Mario Cecchi Gori, dal cinema alla passione per la Fiorentina

Inizialmente autista di Dino De Laurentiis e così anche di Vittorio De Sica, alla fine degli anni cinquanta cominciò a produrre film con società come la Maxima Cinematografica, la Fair Cinematografica e la Capital Cinematografica, divenuta dal 1983 Cecchi Gori Silver Film e dal 1987 Cecchi Gori Group Tiger Cinematografica.
Puntò molto su attori come Totò, Alberto Sordi e Vittorio Gassman.

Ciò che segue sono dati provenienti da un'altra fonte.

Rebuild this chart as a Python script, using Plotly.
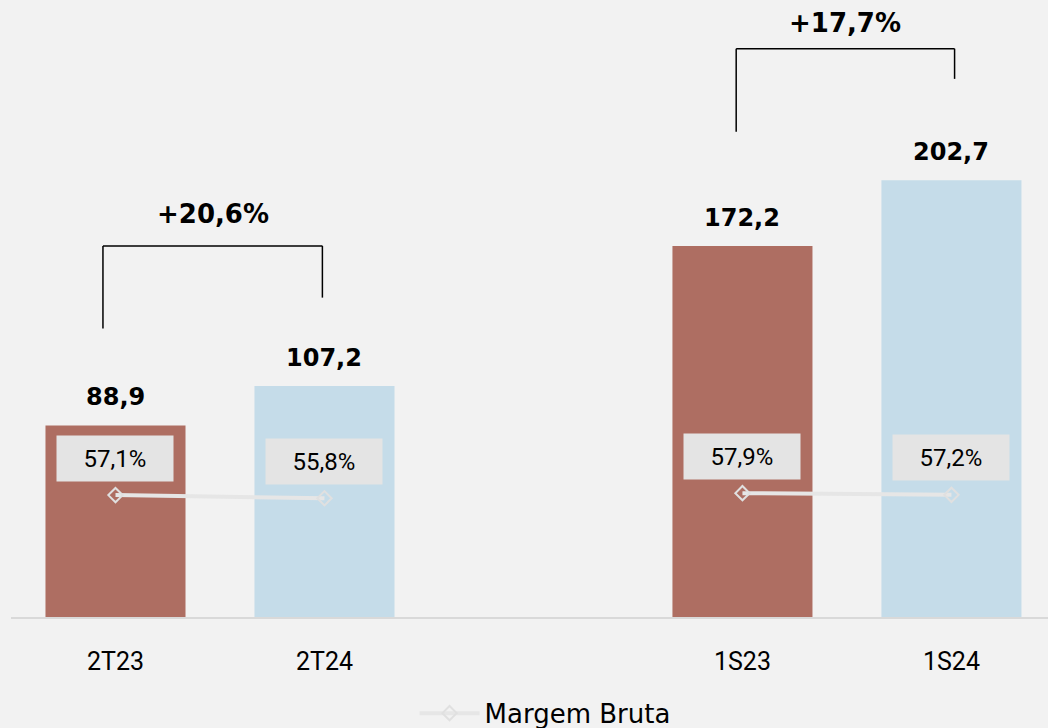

Dal 1980 il figlio Vittorio cominciò a collaborare con lui, e dalla metà degli anni '80 Mario entrò anche nella distribuzione cinematografica, oltre che nella produzione di film popolari, prendendo il posto di grandi compagnie italiane che nel frattempo avevano ridotto la loro posizione sul mercato, come la Cineriz e la Titanus.
Sul finire degli anni '80 Mario e Vittorio unirono la propria attività con la Silvio Berlusconi Communications dando vita alla Penta Film, impegnata nella produzione e distribuzione sia cinematografica che televisiva.
Ha prodotto, fra gli altri, i film Lamerica di Gianni Amelio (che ha ricevuto il premio come miglior film agli European Film Awards 1994), e Il postino di Michael Radford e Massimo Troisi del 1994, che è stato il secondo film non in lingua inglese (dopo Sussurri e grida di Ingmar Bergman del 1972) a essere nominato nella categoria miglior film ai Premi Oscar 1996. Un suo cameo è presente nel film Sing Sing, dove interpreta un commissario di polizia.
Morì d'infarto a Roma il 5 novembre 1993.
È sepolto nel cimitero monumentale delle Porte Sante in Firenze assieme alla moglie Valeria Pestelli (1921-2002).
Dal 1990 fino alla sua morte è stato anche presidente della Fiorentina. La sua attività è proseguita attraverso il figlio Vittorio
Il ricordo del Museo Fiorentina:
Il 5 novembre 1993 un infarto colpì Mario Cecchi Gori, 73 anni, presidente della Fiorentina. Al funerale, in piazza Santa Croce, oltre ventimila fiorentini gli resero omaggio, con la bara coperta da una grande bandiera viola. Marione aveva iniziato la sua carriera come autista di Dino De Laurentiis ed era diventato un grandissimo produttore cinematografico, firmando capolavori che hanno segnato la storia del cinema italiano: Il sorpasso, L’Armata Brancaleone, i numerosi successi di Nuti e Verdone e l’Oscar vinto da Salvatores con Mediterraneo.
Mario aveva un’altra grande passione, oltre al cinema. Una passione condivisa, fin dall’inizio del loro rapporto, con la moglie Valeria: la Fiorentina. Nel giugno del 1990 l’aveva acquistata dai Pontello, suscitando un grande entusiasmo popolare, nonostante il rammarico per non essere riuscito a bloccare la cessione di Baggio alla Juventus.
I primi anni non furono all’altezza delle aspettative, né dei soldi spesi. Quello che Marione costruiva di giorno, il figlio Vittorio lo smontava di notte. Una sorta di tela di Penelope che portava la Fiorentina a cambiare continuamente allenatori e direttori sportivi.
Era il frutto della diarchia, del doppio potere di padre e figlio, che culminò in un pomeriggio di gennaio con l’esonero di Radice da parte di Vittorio: la squadra era sesta in classifica e, incredibilmente, precipitò in Serie B, schierando giocatori come Batistuta, Effenberg (capitano della Germania) e una rosa da qualificazione in Coppa UEFA.
Una retrocessione che ferì profondamente Marione, che diceva: “È la mia croce”. Ma ebbe la forza di reagire tracciando il futuro: impose la scelta di Ranieri come allenatore e la permanenza in Serie B di tutti i migliori giocatori. Decisioni che riportarono la Fiorentina in alto, purtroppo a lui mancò il tempo di vederla.